The Emotional Side of Selling

Exiting wasn’t just about cashing in. It meant parting ways with teams we had worked closely with for years. In some cases, we had watched founders retire after a successful transition. In others, we had helped rebuild failing operations. Each exit brought a blend of pride, nostalgia, and relief. Private equity is an emotional business, even if the outside world sees only the financial outcome.

Lessons Learned in Private Equity

The Importance of People

Behind every deal and model are people CEOs, employees, customers. A good management team can rescue a bad business, and a poor one can destroy a great one. One of the most valuable lessons I learned was to bet on people, not just numbers. Leadership, integrity, and adaptability often mattered more than product features or market size.

Patience and Long-Term Thinking

Private equity taught me the value of patience. Transforming a business takes time. Markets shift, strategies evolve, and quick wins rarely lead to lasting change. We learned to play the long game investing in systems, teams, and brand equity even when results weren’t immediate.

Resilience and Adaptability

No two deals were alike. Markets could turn overnight. Strategies could fail. Our ability to adapt to pivot without panic, to lead through uncertainty often made the difference between a write-off and a turnaround. Private equity forces you to be agile while staying grounded in principles.

Private Equity and Personal Growth

The Professional Transformation

I entered the industry as a numbers-driven analyst and left it as a strategic thinker. I learned to communicate with clarity, to lead teams, to make decisions under pressure. I grew not just as an investor, but as a professional capable of managing risk, mentoring others, and navigating complexity.

The Human Journey

Beyond boardrooms, private equity shaped how I saw business and life. I developed empathy for entrepreneurs, respect for resilience, and a deep appreciation for the effort it takes to build something meaningful. The work was hard, but it gave me stories, friendships, and wisdom I wouldn’t trade for anything.

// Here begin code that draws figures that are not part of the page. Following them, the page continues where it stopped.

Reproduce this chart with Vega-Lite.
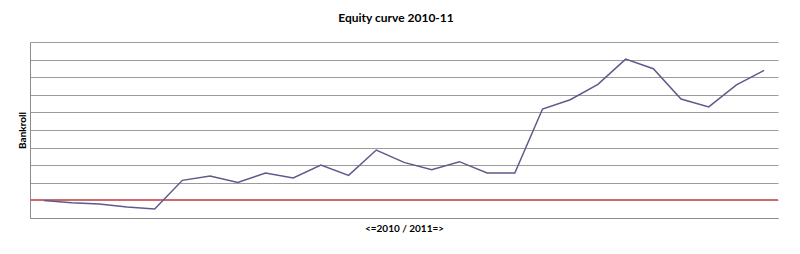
{
  "$schema": "https://vega.github.io/schema/vega-lite/v6.json",
  "width": 748,
  "height": 176,
  "autosize": {"type": "none"},
  "padding": {"left": 30, "top": 42, "right": 22, "bottom": 36},
  "background": "white",
  "config": {
    "view": {"stroke": null},
    "font": "Lato",
    "axisY": {
      "labels": false,
      "ticks": false,
      "grid": true,
      "gridColor": "#9b9b9b",
      "gridWidth": 1,
      "domain": true,
      "domainColor": "#8c8c8c",
      "domainWidth": 1,
      "titleFont": "Lato",
      "titleFontSize": 10,
      "titleFontWeight": "bold",
      "titleColor": "#000000",
      "titlePadding": 3
    }
  },
  "title": {
    "text": "Equity curve 2010-11",
    "font": "Lato",
    "fontSize": 12,
    "fontWeight": "bold",
    "color": "#000000",
    "anchor": "middle",
    "dx": -8,
    "offset": 17
  },
  "data": {
    "values": [
      {"period": 1, "bankroll": 0},
      {"period": 2, "bankroll": -0.13},
      {"period": 3, "bankroll": -0.2},
      {"period": 4, "bankroll": -0.38},
      {"period": 5, "bankroll": -0.49},
      {"period": 6, "bankroll": 1.14},
      {"period": 7, "bankroll": 1.39},
      {"period": 8, "bankroll": 1.02},
      {"period": 9, "bankroll": 1.56},
      {"period": 10, "bankroll": 1.27},
      {"period": 11, "bankroll": 2.01},
      {"period": 12, "bankroll": 1.42},
      {"period": 13, "bankroll": 2.86},
      {"period": 14, "bankroll": 2.16},
      {"period": 15, "bankroll": 1.74},
      {"period": 16, "bankroll": 2.2},
      {"period": 17, "bankroll": 1.56},
      {"period": 18, "bankroll": 1.56},
      {"period": 19, "bankroll": 5.19},
      {"period": 20, "bankroll": 5.72},
      {"period": 21, "bankroll": 6.59},
      {"period": 22, "bankroll": 8.03},
      {"period": 23, "bankroll": 7.48},
      {"period": 24, "bankroll": 5.76},
      {"period": 25, "bankroll": 5.31},
      {"period": 26, "bankroll": 6.56},
      {"period": 27, "bankroll": 7.39}
    ]
  },
  "layer": [
    {
      "mark": {"type": "rule", "color": "#cf6b6b", "strokeWidth": 1},
      "encoding": {
        "y": {
          "datum": 0,
          "type": "quantitative",
          "scale": {"domain": [-1, 9], "nice": false, "zero": false},
          "axis": {"title": "Bankroll", "values": [-1, 0, 1, 2, 3, 4, 5, 6, 7, 8, 9]}
        }
      }
    },
    {
      "mark": {"type": "line", "color": "#5b5b8c", "strokeWidth": 1.5},
      "encoding": {
        "x": {
          "field": "period",
          "type": "ordinal",
          "scale": {"type": "point", "padding": 0.5},
          "axis": {
            "title": "<=2010 / 2011=>",
            "labels": false,
            "ticks": false,
            "grid": false,
            "domain": true,
            "domainColor": "#8c8c8c",
            "domainWidth": 1,
            "titleFont": "Lato",
            "titleFontSize": 10,
            "titleFontWeight": "bold",
            "titleColor": "#000000",
            "titlePadding": 5
          }
        },
        "y": {
          "field": "bankroll",
          "type": "quantitative",
          "scale": {"domain": [-1, 9], "nice": false, "zero": false},
          "axis": {"title": "Bankroll", "values": [-1, 0, 1, 2, 3, 4, 5, 6, 7, 8, 9]}
        }
      }
    }
  ]
}
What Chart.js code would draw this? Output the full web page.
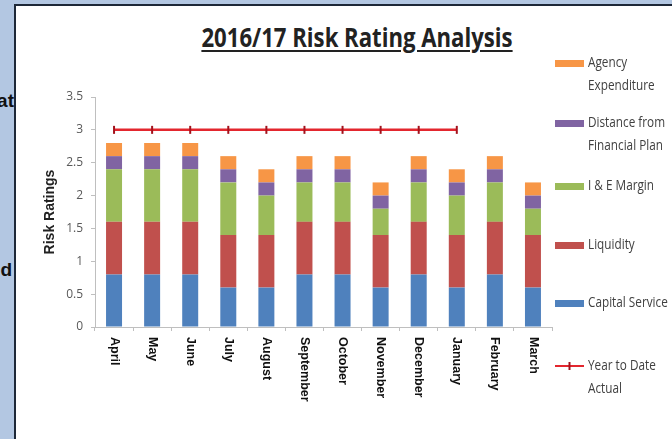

Private equity is often seen through the lens of numbers multiples, IRR, EBITDA. But for those of us who’ve lived it, it’s a human story. A story of risk, growth, conflict, and collaboration. Of learning to see potential where others see problems. Of working behind the scenes to transform companies and ourselves. ‘Private Equity: A Memoir’ is not just a tale of deals closed or dollars earned, but of a journey that left me wiser, more grounded, and more curious about the world of business than ever before. For anyone stepping into this field, know this: the spreadsheets may be black and white, but the story you live will be anything but.